Христофор, святой мученик огромного роста с пёсьей головой, на полиптихе Джованни Беллини — стройный красивый мужчина с ласковым взором. Он несёт на плечах ангелоподобного ребёнка, мягкого , розового, с прелестными ручками и ножками. Ребёнок тих и задумчив, и Христофор тих и задумчив. Ребёнок ухватился за Христофоровы волосы, одновременно цепко и нежно. Вдвоём они переходят через опасный брод. Христофору тяжело. Ребёнок мал, но вес его измеряется не килограммами, а мерой земных скорбей и мук, наполнивших его сердце. Христофор идёт прямо, нежно заглядывая ребёнку в глаза, и малыш всё теснее и задумчивее прижимается к нему. Ребёнок как будто не знает о своей неизмеримой тяжести, и Христофор смотрит на него с жалостью и любовью, желая только одного — забрать все печали, все муки, освободить ребенка от страшной ноши. Но во власти Христофора только одно — перенести маленького Иисуса на своих плечах — от одного берега до другого. И он несёт.


Il Redentore

Мадонна с младенцем на картине Альвизе Виварини. Младенец спит, положив правую ручку на животик. Так спят младенцы, как будто бы безмятежно. Глубоко, далеко отсюда. Мадонна смотрит на него, сама ещё девочка, вся будущая жизнь для неё — ещё тайна. Она ничего не знает, не может, только смотрит на ребёнка, как смотрят все матери на новорожденных, ещё не понимая, что им показали чудо, и это чудо добыто из них самих. Он спит. Она смотрит. Он спит. Она смотрит.
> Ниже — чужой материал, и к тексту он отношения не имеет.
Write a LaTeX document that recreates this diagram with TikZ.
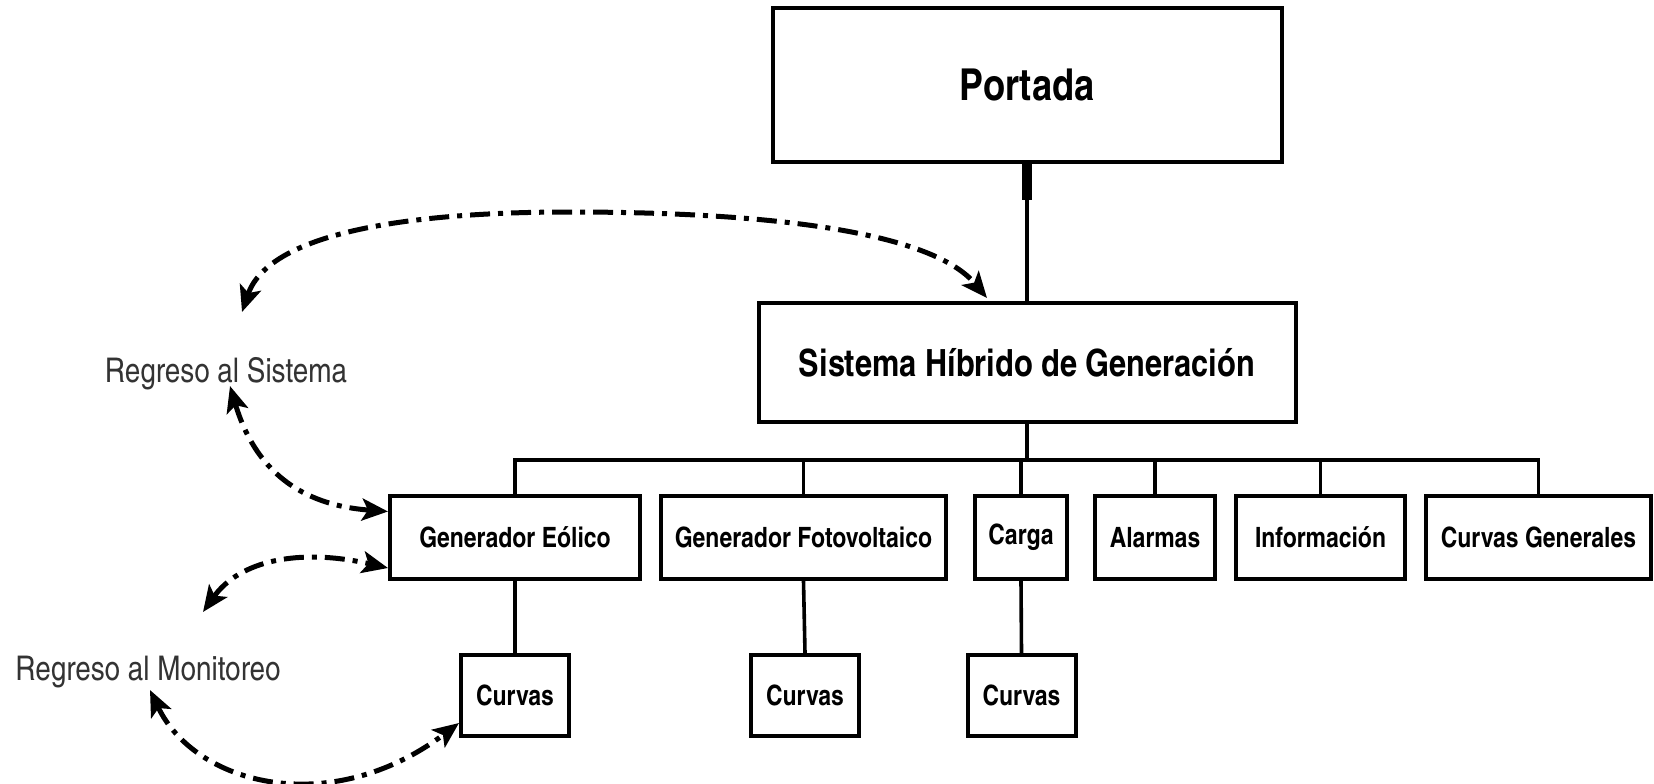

Он спит, и ему снятся земные простые сны: не ангельское пение, не райские сады, не камни, превращённые в хлеб, не дьявольский шёпот в пустыне, не дух, витающий над водой. Ему снится, как мычит корова, как пахнет сено, как течёт молоко из материнской груди, и скоро-скоро зашевелит он губами, причмокнет, всплакнёт в своём тёплом сне — где же мама. Мадонна — молодая, золотоволосая, радостная — прошепчет ему что-то нежное, глупое. А, может быть, молча засунет тёмно-розовый сосок в жадно открытый ротик. Зачем что-то говорить, когда они ещё едины. Ребёнок пососёт, разомкнёт губы, оторвётся от груди, закроет глаза, задышит медленно, тихо, почти неслышно. Он спит. Она смотрит. Пусть так будет всегда.